### What to work on
Copy each line of the data below exactly, leaving out pictures.

### Available data
- - - - - - -
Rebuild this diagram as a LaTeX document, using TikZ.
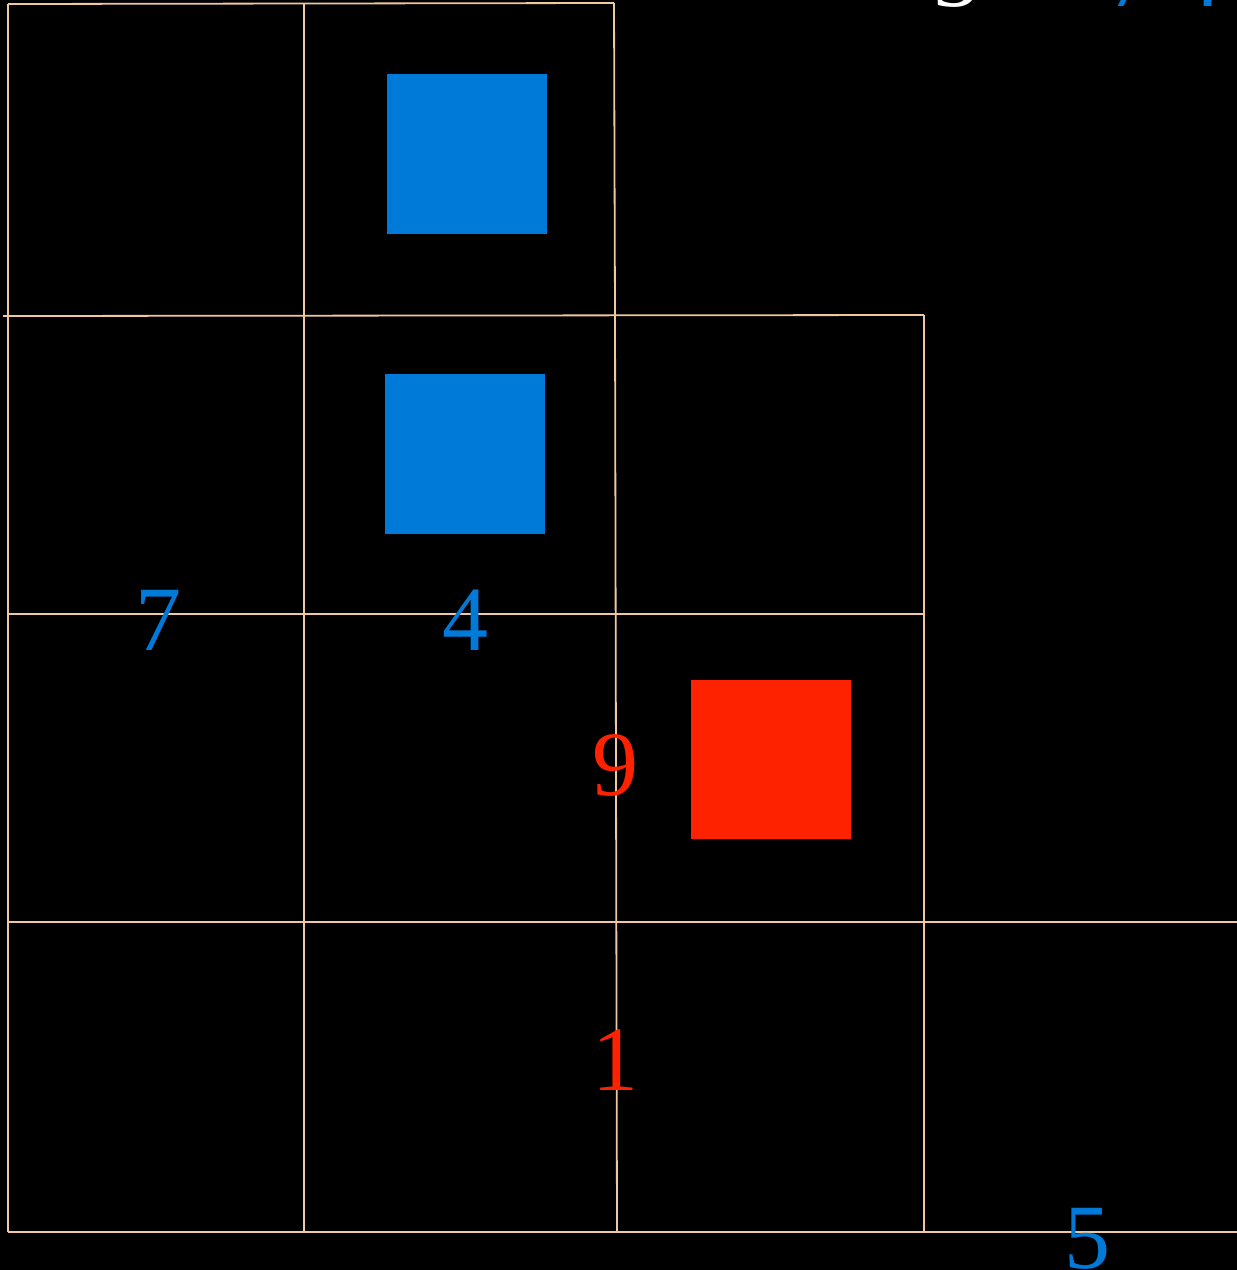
\documentclass[tikz,border=0pt]{standalone}
\usepackage{fontspec}
\setmainfont{Liberation Serif}
\definecolor{gridc}{RGB}{240,200,160}
\definecolor{sqblue}{RGB}{0,122,217}
\definecolor{sqred}{RGB}{255,34,0}
\begin{document}
\begin{tikzpicture}[x=1pt,y=-1pt,
  gridline/.style={draw=gridc,line width=1.8pt},
  bluesq/.style={fill=sqblue},
  redsq/.style={fill=sqred},
  num/.style={anchor=base,inner sep=0pt,font=\fontsize{92}{92}\selectfont},
]
\useasboundingbox (0,0) rectangle (1237,1270);
\fill[black] (0,0) rectangle (1237,1270);
\clip (0,0) rectangle (1237,1270);
% grid corners
\coordinate (tl) at (8,4);
\coordinate (tm) at (304,4);
\coordinate (tr) at (614,3);
\coordinate (m1l) at (3,316);
\coordinate (m1c) at (615,315);
\coordinate (m1r) at (924,315);
\coordinate (m2l) at (8,614);
\coordinate (m2r) at (924,614);
\coordinate (m3l) at (8,922);
\coordinate (m3r) at (1237,922);
\coordinate (bl) at (8,1232);
\coordinate (bm) at (304,1232);
\coordinate (bc) at (617,1232);
\coordinate (bq) at (924,1232);
\coordinate (br) at (1237,1232);
% lines
\draw[gridline] (tl) -- (tr);
\draw[gridline] (m1l) -- (m1r);
\draw[gridline] (m2l) -- (m2r);
\draw[gridline] (m3l) -- (m3r);
\draw[gridline] (bl) -- (br);
\draw[gridline] (tl) -- (bl);
\draw[gridline] (tm) -- (bm);
\draw[gridline] (tr) -- (m1c) -- (bc);
\draw[gridline] (m1r) -- (bq);
% squares
\fill[bluesq] (387,74) rectangle (547,234);
\fill[bluesq] (385,374) rectangle (545,534);
\fill[redsq] (691,680) rectangle (851,839);
% numbers
\node[num,text=sqblue] (n7) at (158,650) {7};
\node[num,text=sqblue] (n4) at (465,650) {4};
\node[num,text=sqred] (n9) at (615,795) {9};
\node[num,text=sqred] (n1) at (615,1090) {1};
\node[num,text=sqblue] (n5) at (1087,1268) {5};
% cut-off text at top right
\node[num,text=white] (t3) at (956,6) {3};
\node[num,text=sqblue] (t7) at (1130,6) {7};
\node[num,text=sqblue] (t4) at (1198,6) {4};
\end{tikzpicture}
\end{document}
- - - - - - -
### Written answer
Rebuild this diagram as a LaTeX document, using TikZ.
\documentclass[tikz,border=0pt]{standalone}
\usepackage{fontspec}
\setmainfont{Liberation Serif}
\definecolor{gridc}{RGB}{240,200,160}
\definecolor{sqblue}{RGB}{0,122,217}
\definecolor{sqred}{RGB}{255,34,0}
\begin{document}
\begin{tikzpicture}[x=1pt,y=-1pt,
  gridline/.style={draw=gridc,line width=1.8pt},
  bluesq/.style={fill=sqblue},
  redsq/.style={fill=sqred},
  num/.style={anchor=base,inner sep=0pt,font=\fontsize{92}{92}\selectfont},
]
\useasboundingbox (0,0) rectangle (1237,1270);
\fill[black] (0,0) rectangle (1237,1270);
\clip (0,0) rectangle (1237,1270);
% grid corners
\coordinate (tl) at (8,4);
\coordinate (tm) at (304,4);
\coordinate (tr) at (614,3);
\coordinate (m1l) at (3,316);
\coordinate (m1c) at (615,315);
\coordinate (m1r) at (924,315);
\coordinate (m2l) at (8,614);
\coordinate (m2r) at (924,614);
\coordinate (m3l) at (8,922);
\coordinate (m3r) at (1237,922);
\coordinate (bl) at (8,1232);
\coordinate (bm) at (304,1232);
\coordinate (bc) at (617,1232);
\coordinate (bq) at (924,1232);
\coordinate (br) at (1237,1232);
% lines
\draw[gridline] (tl) -- (tr);
\draw[gridline] (m1l) -- (m1r);
\draw[gridline] (m2l) -- (m2r);
\draw[gridline] (m3l) -- (m3r);
\draw[gridline] (bl) -- (br);
\draw[gridline] (tl) -- (bl);
\draw[gridline] (tm) -- (bm);
\draw[gridline] (tr) -- (m1c) -- (bc);
\draw[gridline] (m1r) -- (bq);
% squares
\fill[bluesq] (387,74) rectangle (547,234);
\fill[bluesq] (385,374) rectangle (545,534);
\fill[redsq] (691,680) rectangle (851,839);
% numbers
\node[num,text=sqblue] (n7) at (158,650) {7};
\node[num,text=sqblue] (n4) at (465,650) {4};
\node[num,text=sqred] (n9) at (615,795) {9};
\node[num,text=sqred] (n1) at (615,1090) {1};
\node[num,text=sqblue] (n5) at (1087,1268) {5};
% cut-off text at top right
\node[num,text=white] (t3) at (956,6) {3};
\node[num,text=sqblue] (t7) at (1130,6) {7};
\node[num,text=sqblue] (t4) at (1198,6) {4};
\end{tikzpicture}
\end{document}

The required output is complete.